My knuckles are white. I toss it aside, scowling.
This woman is having a seriously fucked-up effect on me.
I can’t afford to be this distracted by her.
She’s consuming every single waking moment of my day, and I need to focus.
No point in worrying about things that probably aren’t even going to happen, either.
I’ve tasked my guys with that one specific job—to watch out for Lace and Sloane, to keep them from harm.
I brush off the freak-out, calming myself.
“I want you to reach out to this DEA woman. Ask her which bikers she’s interested in.
I wanna know what information she’s got on me, and I wanna know when they plan on picking up Lacey.
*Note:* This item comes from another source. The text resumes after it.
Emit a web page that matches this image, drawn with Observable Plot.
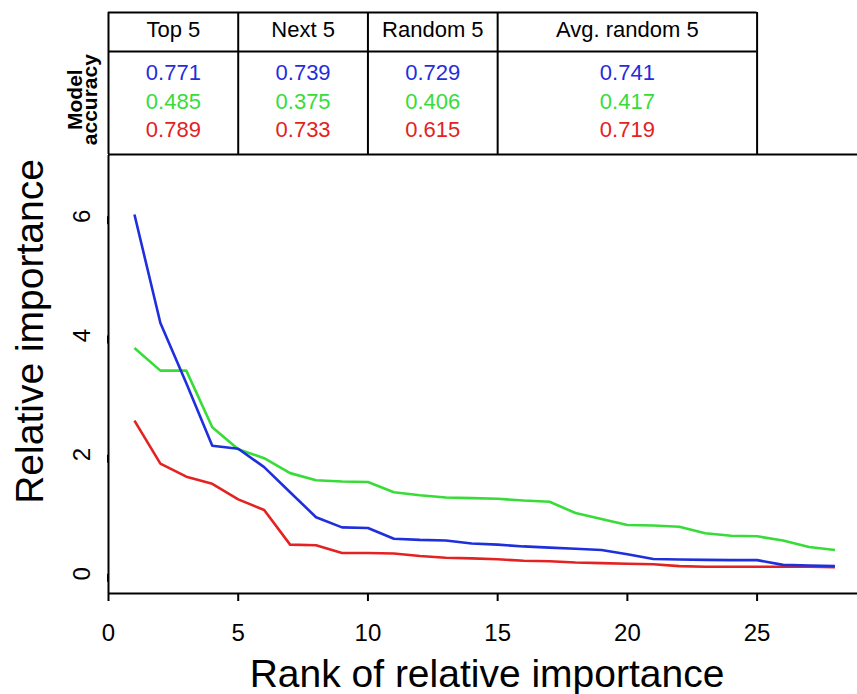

” I scribble my burner’s cell number down on another, less crumpled though still greasy napkin and tuck it roughly into the top pocket of Rick’s T-shirt.
The guy grunts his assent, although he’s clearly none too happy about it.
His sandy eyebrows knit together as he thinks about speaking.
After a short while, he leans in, saying, “Why d’you care about that piece of ass, anyway?
She was sleeping with Georgio Ramerez for months.
You know he ain’t too careful with his possessions.
Word is Matty Stanton had a go at her, too.
You never struck me as the kind of guy to be scooping up sloppy seconds from anyone, Zee. ”
Rick is one lucky son of a bitch. I can’t start anything here.
Starting something would cause a scene, and there are cameras all over the fucking place.
I employ a coping mechanism Walcott used to bang on about in Chino.
I imagine reaching for Rick, the tacky Formica table digging into his chest. I imagine wrapping my hand around the back of Rick’s neck, engaging the muscles in my arm and then smashing his face into the table.
In my head, his nose makes a sickening crunch, and an explosion of blood follows right after.
It’s vaguely satisfying. To imagine the action without the follow-through is counterproductive.
The goal is to vent the anger away from my body, and thinking about it only directs my rage inward.
Rick knows his question was a mistake. I fix him in my gaze, and he shifts uncomfortably in his seat. “Just wondering,” he adds.
“Wondering can be very detrimental to the health, I’ve heard.”
“Yeah, well—” Rick looks around, as if searching for a reason to leave. He doesn’t need an excuse, though. Our meeting’s over.
“Call that number tomorrow. With the information.” I get up and slide my aviators on, exiting the fast-food place as inconspicuously as possible—a difficult thing to do, when you’re six feet three and built like a tank.